I know that the more formal a garment, the less visible top stitching there should be, so I restrained myself and only did a bit of edge stitching in a few places, like the side seams.

I pressed all of the hems--measured at 5/8", then half of that folded inside--right after I sewed and pressed the darts, and that was nice to have ready to sew right after sewing and top stitching the side seams, no need to go back and press anything.

Purple thread was still in my machine, and that was as good a match as anything I had.  I didn't want to use black thread, because the roses aren't exactly black (and the off-black thread I have is...very green.)  I was hoping I had some dark pink buttons, but nothing matched well and I turned, surprisingly, to my stash of brown buttons, where this vintage option seemed like a nice choice.

After trying on the shirt to mark the fullest bust level, where a button should go to prevent gapping, I used an expanding sewing gauge to mark placement for the other buttons.  I'm glad I convinced myself to splurge on that thing.

I used the original Burda collar to round off the points of the McCall's collar.  I'm still not great at top stitching around curves, but the purple thread blends in well enough that it's not obvious at a reasonable viewing distance.

I borrowed the sleeves from Simplicity 6401 from 1974.  The Burda sleeves probably would have been fine--they look OK in the pattern envelope photos, but I don't like how they look in the illustrations?  And the Simplicity pattern had been cut by a previous owner, which meant the sleeve pattern pieces were ready to go, so why not?
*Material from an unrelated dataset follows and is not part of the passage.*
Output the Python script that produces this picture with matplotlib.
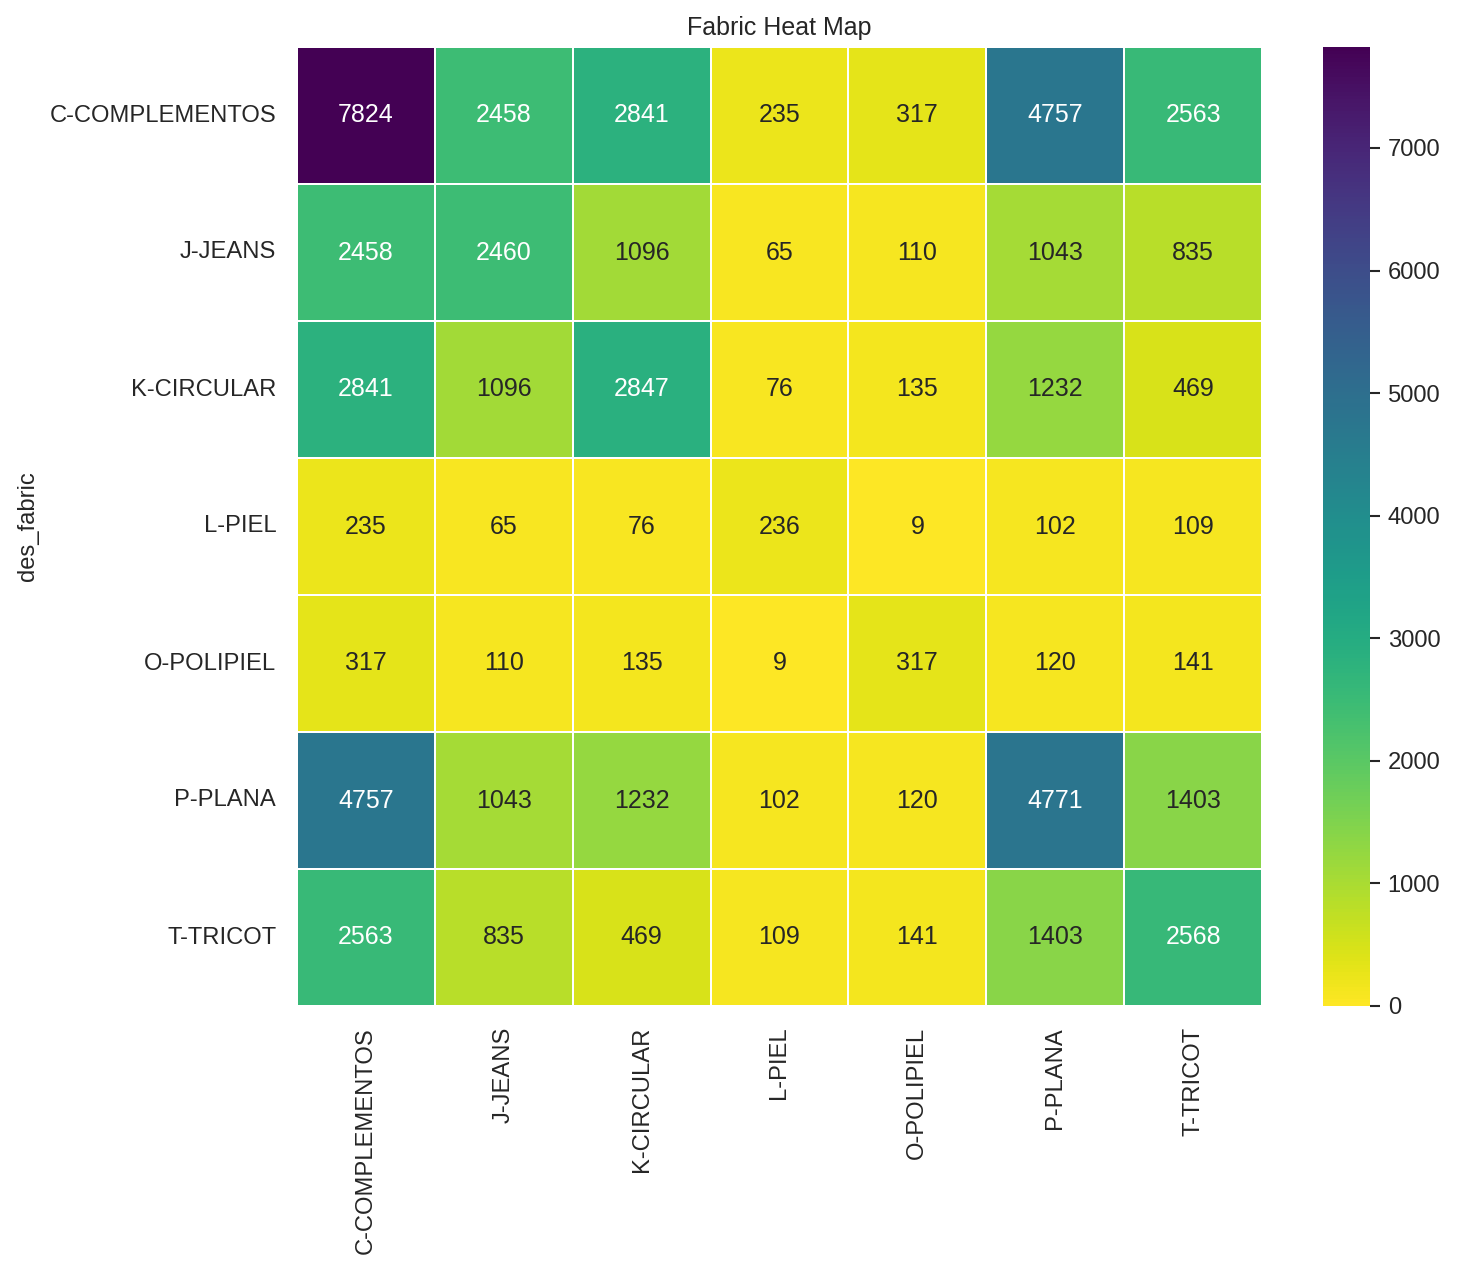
import matplotlib
matplotlib.use("Agg")
import matplotlib.pyplot as plt
import numpy as np
import pandas as pd
import seaborn as sns

fabrics = ["C-COMPLEMENTOS", "J-JEANS", "K-CIRCULAR", "L-PIEL",
           "O-POLIPIEL", "P-PLANA", "T-TRICOT"]

# co-occurrence counts, row by row
row_c = [7824, 2458, 2841, 235, 317, 4757, 2563]
row_j = [2458, 2460, 1096, 65, 110, 1043, 835]
row_k = [2841, 1096, 2847, 76, 135, 1232, 469]
row_l = [235, 65, 76, 236, 9, 102, 109]
row_o = [317, 110, 135, 9, 317, 120, 141]
row_p = [4757, 1043, 1232, 102, 120, 4771, 1403]
row_t = [2563, 835, 469, 109, 141, 1403, 2568]

df = pd.DataFrame([row_c, row_j, row_k, row_l, row_o, row_p, row_t],
                  index=fabrics, columns=fabrics)
df.index.name = "des_fabric"

sns.set_theme(style="white")
plt.rcParams['font.family'] = ['Liberation Sans', 'DejaVu Sans']

fig = plt.figure(figsize=(1460 / 150, 1270 / 150), dpi=150)
ax = fig.add_axes([297 / 1460, 1 - 1006 / 1270, 965 / 1460, 959 / 1270])
cax = fig.add_axes([1323 / 1460, 1 - 1006 / 1270, 47 / 1460, 959 / 1270])

sns.heatmap(df, annot=True, fmt="d", cmap="viridis_r", vmin=0,
            linewidths=0.8, linecolor="white", ax=ax, cbar_ax=cax,
            annot_kws={"fontsize": 12})
ax.set_title("Fabric Heat Map", fontsize=12, pad=6)
ax.set_xlabel("")
ax.set_ylabel("des_fabric", fontsize=11.4, labelpad=5)
ax.tick_params(axis="both", length=0, pad=10, labelsize=11.4)
plt.setp(ax.get_xticklabels(), rotation=90)
plt.setp(ax.get_yticklabels(), rotation=0)
cax.tick_params(axis="y", length=5, width=1, labelsize=11.4, right=True)

fig.savefig("out.png", dpi=150)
As always, I pressed the sleeve band edges under before sewing, then sewed the bands to the wrong sides of the sleeves before bringing everything around and edge stitching the pressed edges from the outside.

This is an excessively subtle print for me, isn't it?


I'm still unsure about this project, which is a feeling I get while making a lot of projects that usually turn out fine--or even fabulous--once I try on the finished item...which...I still haven't done with this.  We'll see!